Olympic MVP Harvey leads Six U.S. Badgers to gold
February 19, 2026 | Women's Hockey
Eleven former and current Badgers collect medals between USA and Canada
MILAN -- Six former and current Wisconsin women's hockey players took home gold medals with Team USA this Thursday at the 2026 Milano-Cortina Winter Olympics in Italy, beating Team Canada 2-1 in a gold medal overtime thriller.
Trailing against Team Canada for most of the game, Badger's Hilary Knight and Laila Edwards connected for a game-tying goal with two minutes remaining in the third period. USA clinched its third Olympic Gold Medal in the team's history with a game-winning goal four minutes into overtime.

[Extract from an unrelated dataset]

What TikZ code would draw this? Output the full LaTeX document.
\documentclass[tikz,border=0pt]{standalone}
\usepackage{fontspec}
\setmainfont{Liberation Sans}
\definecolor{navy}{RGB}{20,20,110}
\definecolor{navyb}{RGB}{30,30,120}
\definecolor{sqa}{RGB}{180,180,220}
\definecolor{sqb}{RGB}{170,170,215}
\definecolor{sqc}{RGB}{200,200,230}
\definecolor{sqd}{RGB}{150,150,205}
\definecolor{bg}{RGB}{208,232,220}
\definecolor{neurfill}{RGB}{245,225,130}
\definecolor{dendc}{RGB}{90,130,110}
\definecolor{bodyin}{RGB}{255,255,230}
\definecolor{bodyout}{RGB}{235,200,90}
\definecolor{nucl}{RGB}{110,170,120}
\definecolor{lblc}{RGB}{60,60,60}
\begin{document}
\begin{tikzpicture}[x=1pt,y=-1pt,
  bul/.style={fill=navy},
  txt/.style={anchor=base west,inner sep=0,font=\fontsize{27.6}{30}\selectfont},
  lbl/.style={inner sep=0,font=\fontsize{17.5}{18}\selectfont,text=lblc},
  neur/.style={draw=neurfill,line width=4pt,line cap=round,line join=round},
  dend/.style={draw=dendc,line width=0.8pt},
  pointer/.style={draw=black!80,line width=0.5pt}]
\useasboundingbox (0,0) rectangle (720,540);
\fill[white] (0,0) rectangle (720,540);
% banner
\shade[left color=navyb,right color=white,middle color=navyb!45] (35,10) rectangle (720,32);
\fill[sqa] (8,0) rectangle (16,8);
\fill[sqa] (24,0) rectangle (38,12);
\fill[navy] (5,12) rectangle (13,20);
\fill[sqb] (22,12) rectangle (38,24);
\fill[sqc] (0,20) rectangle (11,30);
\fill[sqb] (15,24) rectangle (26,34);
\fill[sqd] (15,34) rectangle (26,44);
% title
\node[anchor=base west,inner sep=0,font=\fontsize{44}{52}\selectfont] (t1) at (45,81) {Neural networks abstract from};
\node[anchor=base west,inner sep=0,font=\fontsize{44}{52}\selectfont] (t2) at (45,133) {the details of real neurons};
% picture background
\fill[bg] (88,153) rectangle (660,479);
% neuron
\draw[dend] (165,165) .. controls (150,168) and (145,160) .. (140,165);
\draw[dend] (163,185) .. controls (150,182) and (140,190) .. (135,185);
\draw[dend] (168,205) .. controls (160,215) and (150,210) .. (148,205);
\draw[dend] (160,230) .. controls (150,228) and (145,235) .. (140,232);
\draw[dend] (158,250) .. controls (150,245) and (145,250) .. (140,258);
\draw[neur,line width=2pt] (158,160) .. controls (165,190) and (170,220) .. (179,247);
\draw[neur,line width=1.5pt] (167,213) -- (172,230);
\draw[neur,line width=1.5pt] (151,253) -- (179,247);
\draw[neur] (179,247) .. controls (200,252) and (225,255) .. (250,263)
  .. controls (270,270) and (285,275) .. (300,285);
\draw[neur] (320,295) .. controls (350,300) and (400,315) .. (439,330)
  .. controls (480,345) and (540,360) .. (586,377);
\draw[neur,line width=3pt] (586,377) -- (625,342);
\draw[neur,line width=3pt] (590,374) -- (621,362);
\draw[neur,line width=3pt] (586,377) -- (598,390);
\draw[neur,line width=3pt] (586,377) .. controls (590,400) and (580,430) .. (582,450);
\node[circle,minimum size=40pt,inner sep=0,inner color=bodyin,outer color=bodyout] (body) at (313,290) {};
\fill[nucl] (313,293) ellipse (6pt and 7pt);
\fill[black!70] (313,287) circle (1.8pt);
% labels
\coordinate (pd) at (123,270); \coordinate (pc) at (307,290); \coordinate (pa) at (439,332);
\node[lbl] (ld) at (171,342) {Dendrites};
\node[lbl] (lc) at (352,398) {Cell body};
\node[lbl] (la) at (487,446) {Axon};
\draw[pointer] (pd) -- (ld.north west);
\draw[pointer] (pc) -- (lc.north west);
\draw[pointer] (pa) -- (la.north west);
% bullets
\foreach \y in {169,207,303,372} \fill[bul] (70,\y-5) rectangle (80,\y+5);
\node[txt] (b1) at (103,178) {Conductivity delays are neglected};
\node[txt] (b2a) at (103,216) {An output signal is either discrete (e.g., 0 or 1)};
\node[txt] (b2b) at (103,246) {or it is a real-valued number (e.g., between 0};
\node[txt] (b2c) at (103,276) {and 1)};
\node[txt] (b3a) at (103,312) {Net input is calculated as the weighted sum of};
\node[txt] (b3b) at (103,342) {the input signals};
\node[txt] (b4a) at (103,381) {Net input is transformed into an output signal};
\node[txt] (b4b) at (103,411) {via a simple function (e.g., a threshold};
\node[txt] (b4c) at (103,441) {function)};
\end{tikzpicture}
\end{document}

Badger captain Caroline Harvey earned Olympic MVP after collecting two goals and seven assists in seven games. She is the first Badger to ever take home the honor.
Former Badger, and current Team USA captain, Hilary Knight scored the game-tying goal with two minutes remaining in the third period of a 1-0 game - she was assisted by Edwards on the score. With her goal, Knight became the USA's all-time point and scorer. Knight earned her second gold medal and her fifth Olympic medal overall.

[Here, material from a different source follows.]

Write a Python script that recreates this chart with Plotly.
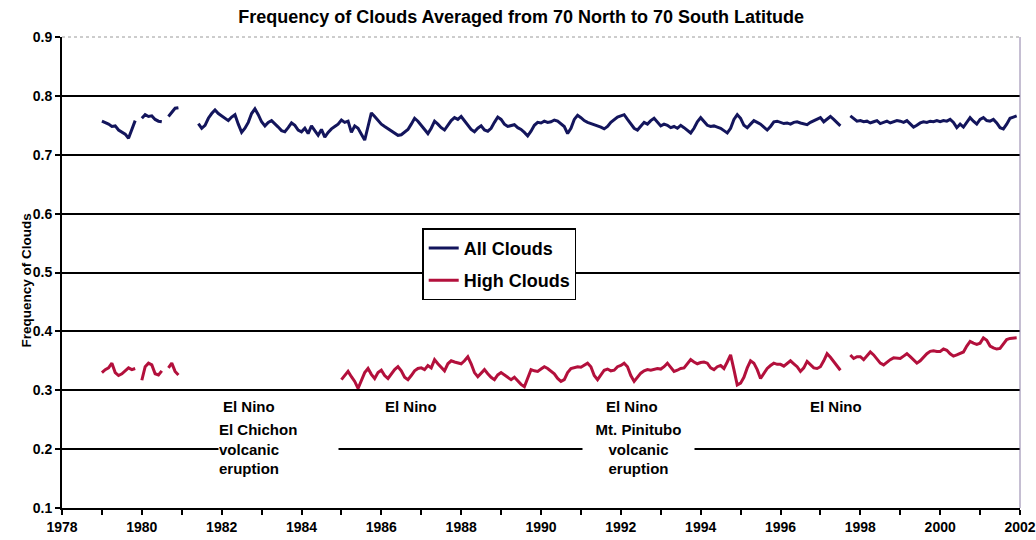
import plotly.graph_objects as go

# monthly values, Jan 1979 .. Dec 2001 (None = missing month)
start_year = 1979
all_clouds = [
    0.757, 0.755, 0.752, 0.748, 0.749, 0.742, 0.738, 0.735, 0.728, 0.745, 0.758, None,   # 1979
    0.762, 0.768, 0.765, 0.766, 0.760, 0.757, 0.756, None, 0.765, 0.773, 0.779, 0.780,   # 1980
    None, None, None, None, None, 0.753, 0.745, 0.750, 0.762, 0.770, 0.776, 0.770,       # 1981
    0.766, 0.762, 0.758, 0.764, 0.768, 0.752, 0.738, 0.745, 0.755, 0.770, 0.778, 0.768,  # 1982
    0.756, 0.749, 0.755, 0.758, 0.753, 0.747, 0.741, 0.739, 0.746, 0.754, 0.750, 0.742,  # 1983
    0.739, 0.745, 0.736, 0.749, 0.741, 0.733, 0.743, 0.730, 0.738, 0.744, 0.748, 0.752,  # 1984
    0.759, 0.755, 0.757, 0.738, 0.749, 0.745, 0.735, 0.725, 0.748, 0.771, 0.765, 0.758,  # 1985
    0.752, 0.748, 0.744, 0.740, 0.737, 0.733, 0.734, 0.738, 0.743, 0.752, 0.762, 0.757,  # 1986
    0.750, 0.742, 0.736, 0.745, 0.757, 0.752, 0.746, 0.742, 0.750, 0.758, 0.763, 0.760,  # 1987
    0.765, 0.757, 0.750, 0.743, 0.739, 0.745, 0.749, 0.742, 0.740, 0.745, 0.755, 0.764,  # 1988
    0.760, 0.752, 0.748, 0.750, 0.751, 0.746, 0.743, 0.738, 0.732, 0.740, 0.750, 0.755,  # 1989
    0.754, 0.757, 0.755, 0.756, 0.759, 0.757, 0.752, 0.748, 0.736, 0.745, 0.760, 0.767,  # 1990
    0.763, 0.758, 0.755, 0.753, 0.751, 0.750, 0.747, 0.744, 0.748, 0.755, 0.760, 0.764,  # 1991
    0.766, 0.768, 0.760, 0.752, 0.745, 0.742, 0.748, 0.755, 0.752, 0.758, 0.762, 0.756,  # 1992
    0.749, 0.752, 0.750, 0.746, 0.748, 0.745, 0.750, 0.746, 0.742, 0.737, 0.745, 0.756,  # 1993
    0.763, 0.757, 0.750, 0.748, 0.749, 0.747, 0.745, 0.741, 0.737, 0.745, 0.760, 0.768,  # 1994
    0.762, 0.750, 0.746, 0.752, 0.758, 0.755, 0.752, 0.747, 0.742, 0.748, 0.756, 0.757,  # 1995
    0.755, 0.753, 0.754, 0.752, 0.755, 0.756, 0.754, 0.753, 0.751, 0.755, 0.758, 0.760,  # 1996
    0.763, 0.756, 0.760, 0.765, 0.760, 0.754, 0.749, None, None, 0.766, 0.762, 0.757,    # 1997
    0.758, 0.756, 0.757, 0.754, 0.756, 0.758, 0.753, 0.755, 0.757, 0.754, 0.756, 0.758,  # 1998
    0.757, 0.755, 0.758, 0.752, 0.747, 0.750, 0.754, 0.756, 0.755, 0.757, 0.756, 0.758,  # 1999
    0.756, 0.758, 0.757, 0.760, 0.755, 0.746, 0.752, 0.747, 0.755, 0.763, 0.757, 0.752,  # 2000
    0.760, 0.763, 0.758, 0.757, 0.760, 0.754, 0.746, 0.744, 0.752, 0.762, 0.764, 0.766,  # 2001
]
high_clouds = [
    0.330, 0.335, 0.338, 0.346, 0.330, 0.325, 0.328, 0.333, 0.338, 0.335, 0.337, None,   # 1979
    0.317, 0.340, 0.346, 0.343, 0.328, 0.326, 0.333, None, 0.338, 0.346, 0.332, 0.326,   # 1980
    None, None, None, None, None, None, None, None, None, None, None, None,              # 1981
    None, None, None, None, None, None, None, None, None, None, None, None,              # 1982
    None, None, None, None, None, None, None, None, None, None, None, None,              # 1983
    None, None, None, None, None, None, None, None, None, None, None, None,              # 1984
    0.318, 0.325, 0.332, 0.323, 0.315, 0.303, 0.318, 0.330, 0.337, 0.327, 0.320, 0.330,  # 1985
    0.334, 0.325, 0.320, 0.328, 0.335, 0.340, 0.333, 0.322, 0.318, 0.325, 0.333, 0.337,  # 1986
    0.338, 0.335, 0.342, 0.338, 0.352, 0.345, 0.338, 0.333, 0.345, 0.350, 0.348, 0.347,  # 1987
    0.345, 0.350, 0.357, 0.345, 0.330, 0.323, 0.330, 0.335, 0.328, 0.322, 0.318, 0.326,  # 1988
    0.330, 0.326, 0.322, 0.318, 0.322, 0.316, 0.310, 0.306, 0.322, 0.335, 0.333, 0.332,  # 1989
    0.336, 0.340, 0.337, 0.333, 0.328, 0.320, 0.315, 0.318, 0.330, 0.337, 0.338, 0.340,  # 1990
    0.339, 0.342, 0.346, 0.340, 0.325, 0.318, 0.326, 0.334, 0.336, 0.333, 0.334, 0.340,  # 1991
    0.342, 0.346, 0.340, 0.325, 0.315, 0.322, 0.329, 0.333, 0.335, 0.334, 0.336, 0.337,  # 1992
    0.336, 0.340, 0.346, 0.338, 0.332, 0.334, 0.337, 0.338, 0.345, 0.352, 0.348, 0.345,  # 1993
    0.347, 0.348, 0.346, 0.338, 0.335, 0.340, 0.342, 0.337, 0.348, 0.360, 0.335, 0.309,  # 1994
    0.312, 0.322, 0.338, 0.350, 0.346, 0.335, 0.320, 0.328, 0.337, 0.342, 0.346, 0.344,  # 1995
    0.344, 0.341, 0.345, 0.350, 0.345, 0.340, 0.332, 0.338, 0.349, 0.344, 0.338, 0.337,  # 1996
    0.340, 0.350, 0.362, 0.356, 0.349, 0.342, 0.334, None, None, 0.360, 0.354, 0.357,    # 1997
    0.357, 0.352, 0.358, 0.365, 0.360, 0.352, 0.346, 0.343, 0.348, 0.352, 0.355, 0.354,  # 1998
    0.354, 0.358, 0.362, 0.357, 0.352, 0.346, 0.350, 0.356, 0.362, 0.366, 0.367, 0.366,  # 1999
    0.366, 0.370, 0.368, 0.362, 0.358, 0.360, 0.362, 0.365, 0.375, 0.383, 0.380, 0.378,  # 2000
    0.380, 0.389, 0.385, 0.375, 0.372, 0.370, 0.371, 0.378, 0.386, 0.388, 0.389, 0.389,  # 2001
]
months = [start_year + i / 12 for i in range(len(all_clouds))]

y_ticks = [0.1, 0.2, 0.3, 0.4, 0.5, 0.6, 0.7, 0.8, 0.9]
y_grid = [0.2, 0.3, 0.4, 0.5, 0.6, 0.7, 0.8]

# event notes
el_nino_years = [1982.69, 1986.75, 1992.29, 1997.4]
chichon_text = "El Chichon<br>volcanic<br>eruption"
pinatubo_text = "Mt. Pinitubo<br>volcanic<br>eruption"

FONT = "Liberation Sans"
NAVY = "#13155c"
CRIMSON = "#b3103c"

fig = go.Figure()
fig.add_trace(go.Scatter(x=months, y=all_clouds, name="All Clouds", mode="lines",
                         line=dict(color=NAVY, width=3), connectgaps=False,
                         legendgroup="a"))
fig.add_trace(go.Scatter(x=months, y=high_clouds, name="High Clouds", mode="lines",
                         line=dict(color=CRIMSON, width=3), connectgaps=False,
                         legendgroup="b"))

bold = dict(family=FONT, size=15, color="black", weight="bold")
tick_font = dict(family=FONT, size=14, color="black", weight="bold")

annotations = []
for yr in el_nino_years:
    annotations.append(dict(x=yr, y=0.272, xref="x", yref="y", text="El Nino",
                            showarrow=False, font=bold))
annotations.append(dict(x=1981.92, y=0.2, xref="x", yref="y", text=chichon_text,
                        showarrow=False, font=bold, align="left", xanchor="left",
                        bgcolor="white", width=119, borderpad=0))
annotations.append(dict(x=1992.44, y=0.2, xref="x", yref="y", text=pinatubo_text,
                        showarrow=False, font=bold, align="center", xanchor="center",
                        bgcolor="white", width=111, borderpad=0))
annotations.append(dict(x=-0.047, y=0.484, xref="paper", yref="paper",
                        text="Frequency of Clouds", textangle=-90, showarrow=False,
                        font=dict(family=FONT, size=13.5, color="black", weight="bold")))

fig.update_layout(
    width=1036, height=540,
    margin=dict(l=62, r=16, t=37, b=32),
    paper_bgcolor="white", plot_bgcolor="white",
    title=dict(text="Frequency of Clouds Averaged from 70 North to 70 South Latitude",
               x=0.503, xanchor="center", y=0.9685, yanchor="middle",
               font=dict(family=FONT, size=18, color="black", weight="bold")),
    legend=dict(x=0.376, y=0.594, xanchor="left", yanchor="top",
                bgcolor="white", bordercolor="black", borderwidth=1.5,
                traceorder="grouped", tracegroupgap=6,
                font=dict(family=FONT, size=18, color="black", weight="bold")),
    annotations=annotations,
    xaxis=dict(range=[1978, 2002], tick0=1978, dtick=2, ticks="outside", ticklen=5,
               tickwidth=2, tickcolor="black", showline=True, linecolor="black",
               linewidth=2, showgrid=False, zeroline=False, tickfont=tick_font,
               automargin=False,
               minor=dict(dtick=1, ticks="outside", ticklen=5, tickwidth=1.5,
                          tickcolor="black", showgrid=False)),
    yaxis=dict(range=[0.1, 0.9], tickvals=y_ticks, tickformat=".1f", ticks="outside",
               ticklen=5, tickwidth=2, tickcolor="black", showline=True,
               linecolor="black", linewidth=2, showgrid=False, zeroline=False,
               tickfont=tick_font, automargin=False,
               minor=dict(tickvals=y_grid, ticks="", showgrid=True,
                          gridcolor="black", gridwidth=1.5)),
    shapes=[dict(type="line", xref="paper", yref="paper", x0=1, x1=1, y0=0, y1=1,
                 line=dict(color="#8c7fa6", width=1)),
            dict(type="line", xref="paper", yref="paper", x0=0, x1=1, y0=1, y1=1,
                 line=dict(color="#9a9a9a", width=1, dash="dot"))],
)

# drop the default 8px page margin so the 1036x540 figure fills the window
fig.write_html("out.html", config={"displayModeBar": False},
               post_script="document.body.style.margin = '0';")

Edwards joined Harvey on the Media All-Star Team, each making it as defenders. Edwards made history at the start of the games, becoming the first black woman to play for the USA Olympic Team, and now the first to win a gold medal.
Two members on the Team USA staff have UW ties as well. Stefanie Arndt is the current athletic trainer for the Badgers, serving the same role for the U.S.. Sis Paulsen is Team USA's equipment manager, having been a former player and equipment manager/director of operations for Wisconsin.
Five former Badgers took silver with Team Canada: Emily Clark, Ann-Renée Desbiens, Sarah Nurse, Blayre Turnbull and Daryl Watts. It's the third Olympic medals for Clark, Desbiens, Nurse and Turnbull and the first for Watts.
Former Badger player Cyndy Kenyon took home a bronze medal as an assistant coach on Team Switzerland, who beat Team Sweden in overtime, 2-1.
The Badgers leave Milan with 11 medals from players - tied with 2022 for the most in a single Olympic games.